*WORK INSTRUCTIONS:* Every record should be repeated exactly, except that pictures are left out.

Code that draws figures
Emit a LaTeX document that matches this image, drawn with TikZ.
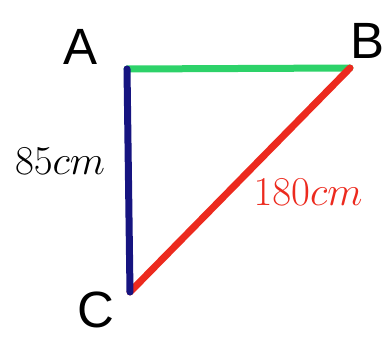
\RequirePackage{fix-cm}
\documentclass[tikz,border=0pt]{standalone}
\usepackage{amsmath, amssymb}
\usepackage{fontspec}
\setsansfont{Liberation Sans}
\usepackage{xcolor}
\usepackage{tikz}

\definecolor{sidegreen}{RGB}{45,210,105}
\definecolor{sideblue}{RGB}{22,20,128}
\definecolor{sidered}{RGB}{236,42,30}

\begin{document}
\begin{tikzpicture}[x=1pt, y=-1pt, line width=7pt, line cap=round,
    vertex/.style={font=\sffamily\fontsize{51}{60}\selectfont, inner sep=0pt},
    sidelabel/.style={font=\fontsize{41}{48}\selectfont, inner sep=0pt}]
  \useasboundingbox (0,0) rectangle (391,339);
  \coordinate (A) at (127,69);
  \coordinate (B) at (350,68);
  \coordinate (C) at (130,292);
  \draw[sidegreen] (A) -- (B);
  \draw[sidered] (C) -- (B);
  \draw[sideblue] (A) -- (C);
  \node[vertex] (labA) at (81,47) {A};
  \node[vertex] (labB) at (368,41) {B};
  \node[vertex] (labC) at (96,310) {C};
  \node[sidelabel] (labAC) at (60,161) {$85cm$};
  \node[sidelabel, text=sidered] (labCB) at (308,192) {$180cm$};
\end{tikzpicture}
\end{document}
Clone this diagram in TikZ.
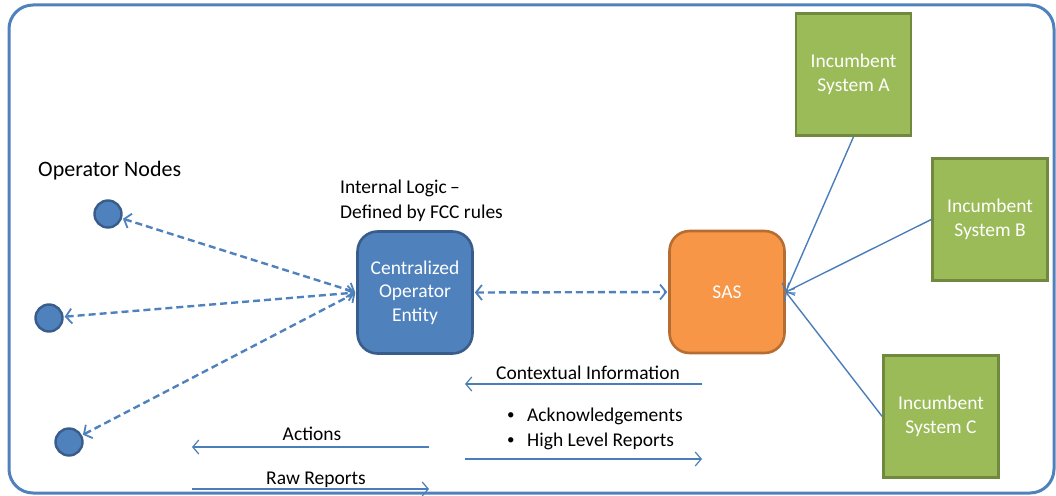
\documentclass[tikz,border=0pt]{standalone}
\usepackage{fontspec}
\setmainfont{Carlito}
\usetikzlibrary{arrows.meta}
\definecolor{blueF}{HTML}{4F81BD}
\definecolor{blueB}{HTML}{385D8A}
\definecolor{orgF}{HTML}{F79646}
\definecolor{orgB}{HTML}{B66D31}
\definecolor{grnF}{HTML}{9BBB59}
\definecolor{grnB}{HTML}{71893F}
\definecolor{arrC}{HTML}{4A7EBB}
\begin{document}
\begin{tikzpicture}[x=1pt,y=-1pt,
  txt/.style={font=\fontsize{19.5}{24}\selectfont, inner sep=0pt},
  rbox/.style={draw, line width=2.6pt, rounded corners=20pt, minimum width=115pt, minimum height=122pt, text=white, align=center, font=\fontsize{19.5}{23.5}\selectfont},
  gbox/.style={draw=grnB, fill=grnF, line width=2.6pt, minimum width=115pt, minimum height=122pt, text=white, align=center, font=\fontsize{19.5}{23.5}\selectfont},
  opnode/.style={circle, draw=blueB, fill=blueF, line width=2.4pt, minimum size=27pt, inner sep=0pt},
  dasharr/.style={draw=blueF, line width=2.4pt, dash pattern=on 7pt off 4pt, {Straight Barb[length=6pt,width=15pt,line width=1.8pt]}-{Straight Barb[length=6pt,width=15pt,line width=1.8pt]}, shorten <=1pt, shorten >=1pt},
  thinarr/.style={draw=arrC, line width=1.4pt, -{Straight Barb[length=6pt,width=14pt,line width=1.2pt]}}
]
\useasboundingbox (0,0) rectangle (1056,495);
\draw[blueF, line width=3pt, rounded corners=24pt] (9,5) rectangle (1054,493);

\node[opnode] (n1) at (108,214) {};
\node[opnode] (n2) at (49,318) {};
\node[opnode] (n3) at (69,442) {};

\node[rbox, draw=blueB, fill=blueF] (coe) at (415,292.5) {Centralized\\Operator\\Entity};
\node[rbox, draw=orgB, fill=orgF] (sas) at (727,292) {SAS};
\node[gbox] (ia) at (853.5,74.5) {Incumbent\\System A};
\node[gbox] (ib) at (990,219.5) {Incumbent\\System B};
\node[gbox] (ic) at (941,416.5) {Incumbent\\System C};

\node[txt, anchor=base west, font=\fontsize{22}{26}\selectfont] (opl) at (38,176) {Operator Nodes};
\node[txt, anchor=base west] (il1) at (340,193) {Internal Logic\,–};
\node[txt, anchor=base west] (il2) at (340,218) {Defined by FCC rules};

\coordinate (cw) at (coe.west);
\draw[dasharr] (n1) -- (cw);
\draw[dasharr] (n2) -- (cw);
\draw[dasharr] (n3) -- (cw);
\draw[dasharr] (coe.east) -- (sas.west);

\draw[thinarr] (ia.south) -- (sas.east);
\draw[thinarr] (ib.west) -- (sas.east);
\draw[thinarr] (ic.west) -- (sas.east);

\coordinate (ci1) at (702,384);
\coordinate (ci2) at (465,384);
\draw[thinarr] (ci1) -- (ci2);
\node[txt, anchor=base] (cil) at (588,379) {Contextual Information};

\node[txt, anchor=base west, font=\fontsize{15}{18}\selectfont] (b1) at (507,419) {•};
\node[txt, anchor=base west] (ack) at (527,421) {Acknowledgements};
\node[txt, anchor=base west, font=\fontsize{15}{18}\selectfont] (b2) at (507,444) {•};
\node[txt, anchor=base west] (hlr) at (527,446) {High Level Reports};
\coordinate (hl1) at (465,459);
\coordinate (hl2) at (702,459);
\draw[thinarr] (hl1) -- (hl2);

\coordinate (ac1) at (429,447);
\coordinate (ac2) at (192,447);
\draw[thinarr] (ac1) -- (ac2);
\node[txt, anchor=base] (acl) at (312,440) {Actions};

\coordinate (rr1) at (192,489);
\coordinate (rr2) at (429,489);
\draw[thinarr] (rr1) -- (rr2);
\node[txt, anchor=base] (rrl) at (316,484) {Raw Reports};
\end{tikzpicture}
\end{document}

*FINISHED EXERCISE:*
Emit a LaTeX document that matches this image, drawn with TikZ.
\RequirePackage{fix-cm}
\documentclass[tikz,border=0pt]{standalone}
\usepackage{amsmath, amssymb}
\usepackage{fontspec}
\setsansfont{Liberation Sans}
\usepackage{xcolor}
\usepackage{tikz}

\definecolor{sidegreen}{RGB}{45,210,105}
\definecolor{sideblue}{RGB}{22,20,128}
\definecolor{sidered}{RGB}{236,42,30}

\begin{document}
\begin{tikzpicture}[x=1pt, y=-1pt, line width=7pt, line cap=round,
    vertex/.style={font=\sffamily\fontsize{51}{60}\selectfont, inner sep=0pt},
    sidelabel/.style={font=\fontsize{41}{48}\selectfont, inner sep=0pt}]
  \useasboundingbox (0,0) rectangle (391,339);
  \coordinate (A) at (127,69);
  \coordinate (B) at (350,68);
  \coordinate (C) at (130,292);
  \draw[sidegreen] (A) -- (B);
  \draw[sidered] (C) -- (B);
  \draw[sideblue] (A) -- (C);
  \node[vertex] (labA) at (81,47) {A};
  \node[vertex] (labB) at (368,41) {B};
  \node[vertex] (labC) at (96,310) {C};
  \node[sidelabel] (labAC) at (60,161) {$85cm$};
  \node[sidelabel, text=sidered] (labCB) at (308,192) {$180cm$};
\end{tikzpicture}
\end{document}
Clone this diagram in TikZ.
\documentclass[tikz,border=0pt]{standalone}
\usepackage{fontspec}
\setmainfont{Carlito}
\usetikzlibrary{arrows.meta}
\definecolor{blueF}{HTML}{4F81BD}
\definecolor{blueB}{HTML}{385D8A}
\definecolor{orgF}{HTML}{F79646}
\definecolor{orgB}{HTML}{B66D31}
\definecolor{grnF}{HTML}{9BBB59}
\definecolor{grnB}{HTML}{71893F}
\definecolor{arrC}{HTML}{4A7EBB}
\begin{document}
\begin{tikzpicture}[x=1pt,y=-1pt,
  txt/.style={font=\fontsize{19.5}{24}\selectfont, inner sep=0pt},
  rbox/.style={draw, line width=2.6pt, rounded corners=20pt, minimum width=115pt, minimum height=122pt, text=white, align=center, font=\fontsize{19.5}{23.5}\selectfont},
  gbox/.style={draw=grnB, fill=grnF, line width=2.6pt, minimum width=115pt, minimum height=122pt, text=white, align=center, font=\fontsize{19.5}{23.5}\selectfont},
  opnode/.style={circle, draw=blueB, fill=blueF, line width=2.4pt, minimum size=27pt, inner sep=0pt},
  dasharr/.style={draw=blueF, line width=2.4pt, dash pattern=on 7pt off 4pt, {Straight Barb[length=6pt,width=15pt,line width=1.8pt]}-{Straight Barb[length=6pt,width=15pt,line width=1.8pt]}, shorten <=1pt, shorten >=1pt},
  thinarr/.style={draw=arrC, line width=1.4pt, -{Straight Barb[length=6pt,width=14pt,line width=1.2pt]}}
]
\useasboundingbox (0,0) rectangle (1056,495);
\draw[blueF, line width=3pt, rounded corners=24pt] (9,5) rectangle (1054,493);

\node[opnode] (n1) at (108,214) {};
\node[opnode] (n2) at (49,318) {};
\node[opnode] (n3) at (69,442) {};

\node[rbox, draw=blueB, fill=blueF] (coe) at (415,292.5) {Centralized\\Operator\\Entity};
\node[rbox, draw=orgB, fill=orgF] (sas) at (727,292) {SAS};
\node[gbox] (ia) at (853.5,74.5) {Incumbent\\System A};
\node[gbox] (ib) at (990,219.5) {Incumbent\\System B};
\node[gbox] (ic) at (941,416.5) {Incumbent\\System C};

\node[txt, anchor=base west, font=\fontsize{22}{26}\selectfont] (opl) at (38,176) {Operator Nodes};
\node[txt, anchor=base west] (il1) at (340,193) {Internal Logic\,–};
\node[txt, anchor=base west] (il2) at (340,218) {Defined by FCC rules};

\coordinate (cw) at (coe.west);
\draw[dasharr] (n1) -- (cw);
\draw[dasharr] (n2) -- (cw);
\draw[dasharr] (n3) -- (cw);
\draw[dasharr] (coe.east) -- (sas.west);

\draw[thinarr] (ia.south) -- (sas.east);
\draw[thinarr] (ib.west) -- (sas.east);
\draw[thinarr] (ic.west) -- (sas.east);

\coordinate (ci1) at (702,384);
\coordinate (ci2) at (465,384);
\draw[thinarr] (ci1) -- (ci2);
\node[txt, anchor=base] (cil) at (588,379) {Contextual Information};

\node[txt, anchor=base west, font=\fontsize{15}{18}\selectfont] (b1) at (507,419) {•};
\node[txt, anchor=base west] (ack) at (527,421) {Acknowledgements};
\node[txt, anchor=base west, font=\fontsize{15}{18}\selectfont] (b2) at (507,444) {•};
\node[txt, anchor=base west] (hlr) at (527,446) {High Level Reports};
\coordinate (hl1) at (465,459);
\coordinate (hl2) at (702,459);
\draw[thinarr] (hl1) -- (hl2);

\coordinate (ac1) at (429,447);
\coordinate (ac2) at (192,447);
\draw[thinarr] (ac1) -- (ac2);
\node[txt, anchor=base] (acl) at (312,440) {Actions};

\coordinate (rr1) at (192,489);
\coordinate (rr2) at (429,489);
\draw[thinarr] (rr1) -- (rr2);
\node[txt, anchor=base] (rrl) at (316,484) {Raw Reports};
\end{tikzpicture}
\end{document}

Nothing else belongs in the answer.